Really? Have you even read the papers and looked at the TESTED results? Your beef is you feel it is past “good enough”? Your PE mentality limits are not the final answer are they? The physics used to make ICONOCLAST are ages old, but we push it past cost convention designs so people can try a “better” cable. If it doesn’t work for you send it back…we sell all the cost driven alternatives that are tested the exact same way. The better cable specs stay in place wheather you like them or not.
So far, you have brought nothing to show why even the “PE accepted” limits apply and why those limits should go no farther. Many PE specs are MINIMUMS. But does using better than that say it is “meaningless” and you should be sued?
If you want to try to prove better R, L and C are against the law go for it. If you want try to prove ground plane differential isn’t proportional to the wire length between grounds, go for it. If you want to try to prove Vp linearity isn’t changed by cable designs and fixed by the physics at the frequency extremes, go for it. If you want to try to prove dielectrics don’t passively attenuate RF go for it it. If you want to try to prove smaller wires aren’t more current coherent across frequency go for it. I could go on.
You and I know you can’t, as these attributes are all accepted properties of the physical world that we have defined today. Your beef is just how good does an attrubute need to be to be a benefit. That’s fine, but you also need to show, as I explained earlier, that if say a power supply has 400 dB of RF from A to B frequency attenuation, the power cord needs none…so don’t worry about it. That’s a help. That the power cord DOES have passive RF attenuation isn’t a reportable offense is it? I just report what that attribute is and how it is measured. I also put specs into perspective, so no, I’m not deceiving anyone this way am I?
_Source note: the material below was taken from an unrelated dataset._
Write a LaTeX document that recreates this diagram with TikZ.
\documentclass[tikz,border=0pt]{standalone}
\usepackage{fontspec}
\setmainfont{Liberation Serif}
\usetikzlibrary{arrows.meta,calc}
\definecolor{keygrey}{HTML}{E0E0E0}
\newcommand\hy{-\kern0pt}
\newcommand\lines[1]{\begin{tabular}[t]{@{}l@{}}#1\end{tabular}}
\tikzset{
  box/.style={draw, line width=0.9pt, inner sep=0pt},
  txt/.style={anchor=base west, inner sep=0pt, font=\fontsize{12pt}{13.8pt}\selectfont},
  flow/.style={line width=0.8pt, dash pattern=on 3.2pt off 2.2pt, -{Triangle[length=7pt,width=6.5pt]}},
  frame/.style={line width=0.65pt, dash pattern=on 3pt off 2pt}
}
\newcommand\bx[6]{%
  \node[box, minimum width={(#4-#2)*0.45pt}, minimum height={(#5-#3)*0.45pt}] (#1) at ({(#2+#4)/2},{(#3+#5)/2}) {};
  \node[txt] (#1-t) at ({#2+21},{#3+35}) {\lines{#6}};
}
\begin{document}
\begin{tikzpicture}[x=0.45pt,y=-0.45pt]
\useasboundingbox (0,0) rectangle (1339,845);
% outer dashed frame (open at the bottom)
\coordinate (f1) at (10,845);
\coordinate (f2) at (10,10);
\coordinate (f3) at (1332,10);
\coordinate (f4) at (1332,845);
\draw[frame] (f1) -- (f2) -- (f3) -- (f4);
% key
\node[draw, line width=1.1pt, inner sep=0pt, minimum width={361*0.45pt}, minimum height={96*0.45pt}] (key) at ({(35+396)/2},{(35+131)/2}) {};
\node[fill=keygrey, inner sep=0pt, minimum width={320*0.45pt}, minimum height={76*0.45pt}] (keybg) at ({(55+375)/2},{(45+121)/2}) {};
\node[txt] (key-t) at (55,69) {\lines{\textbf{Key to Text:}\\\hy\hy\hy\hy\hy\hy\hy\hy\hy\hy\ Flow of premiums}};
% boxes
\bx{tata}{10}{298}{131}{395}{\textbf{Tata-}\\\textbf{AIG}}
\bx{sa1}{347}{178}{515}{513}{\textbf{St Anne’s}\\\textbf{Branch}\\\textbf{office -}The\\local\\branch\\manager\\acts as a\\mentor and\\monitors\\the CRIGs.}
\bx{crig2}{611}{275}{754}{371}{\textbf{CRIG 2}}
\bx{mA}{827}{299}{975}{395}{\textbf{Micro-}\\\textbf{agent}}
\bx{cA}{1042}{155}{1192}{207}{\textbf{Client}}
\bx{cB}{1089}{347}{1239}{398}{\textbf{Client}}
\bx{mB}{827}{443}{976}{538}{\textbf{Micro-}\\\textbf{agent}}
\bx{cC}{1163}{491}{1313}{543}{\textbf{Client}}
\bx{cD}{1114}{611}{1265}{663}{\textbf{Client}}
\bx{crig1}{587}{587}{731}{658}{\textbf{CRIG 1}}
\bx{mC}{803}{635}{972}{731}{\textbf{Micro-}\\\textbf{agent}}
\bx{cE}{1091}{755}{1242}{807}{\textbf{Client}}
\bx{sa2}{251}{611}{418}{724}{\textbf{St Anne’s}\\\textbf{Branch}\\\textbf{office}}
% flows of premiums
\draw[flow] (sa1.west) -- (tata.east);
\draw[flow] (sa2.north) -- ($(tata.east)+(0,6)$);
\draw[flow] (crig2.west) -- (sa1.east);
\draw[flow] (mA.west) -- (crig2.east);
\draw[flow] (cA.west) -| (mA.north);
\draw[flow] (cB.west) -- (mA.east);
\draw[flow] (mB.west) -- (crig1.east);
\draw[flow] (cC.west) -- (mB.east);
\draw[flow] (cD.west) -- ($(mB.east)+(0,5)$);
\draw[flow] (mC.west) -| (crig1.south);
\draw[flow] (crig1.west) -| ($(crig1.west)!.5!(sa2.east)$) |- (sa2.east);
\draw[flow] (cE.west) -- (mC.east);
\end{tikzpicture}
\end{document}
My concern with power cords is NOISE, either ground loop or pumping with some systems, nor RF. This is why we sell, unshielded cords. And no, this does not always mean a giant 10 AWG cord. The current in the cord can be proportionally ratioed to lower wattage devices. But, if we have ground loop noise, we can TRY a larger AWG cord and see if it is mitigated. Ground pumping isn’t very commonly heard. Best solution, fix the ground plane. I hope we agree on that.
It seems mighty odd that all the data and explainations given, you feel it is deceptive? But we’re supposed to accept your, “that’s a fact” answers with no fact shown? This is a data driven discussion, at least my posts are so you’re welcome to bring the data to put the proper spec into a PE reference mentality. No one will admonish you for placing the “minimum” standards and how they were agreed upon.
Help define what your accepted limits are and why. No, I have no reason to ban you. You kind of ban yourself with pure arguments that if it means nothing to you, it must mean nothing to the rest of us. OK, explain and show it.
Many interchange cables and hear changes (not power or digital cables in my case). The speaker / amp/ cable system does get changed as a system. The static (we use a system in dynamic models that aren’t available) spice modeling number do show that changing the R, L and C changes the performance. Who gets to say when it is good enough, though?
I am agnostic to feelings, and use just the data in my designs. Some chide me for not using carbon nano tube jackets or what have you. I only use proven calaculation and measurements. Same as a PE would. I just push the “maximums” as far as I can and to where even I say it is getting too expensive to go farther. Would farther but measurable have meaning? We won’t know until we get there.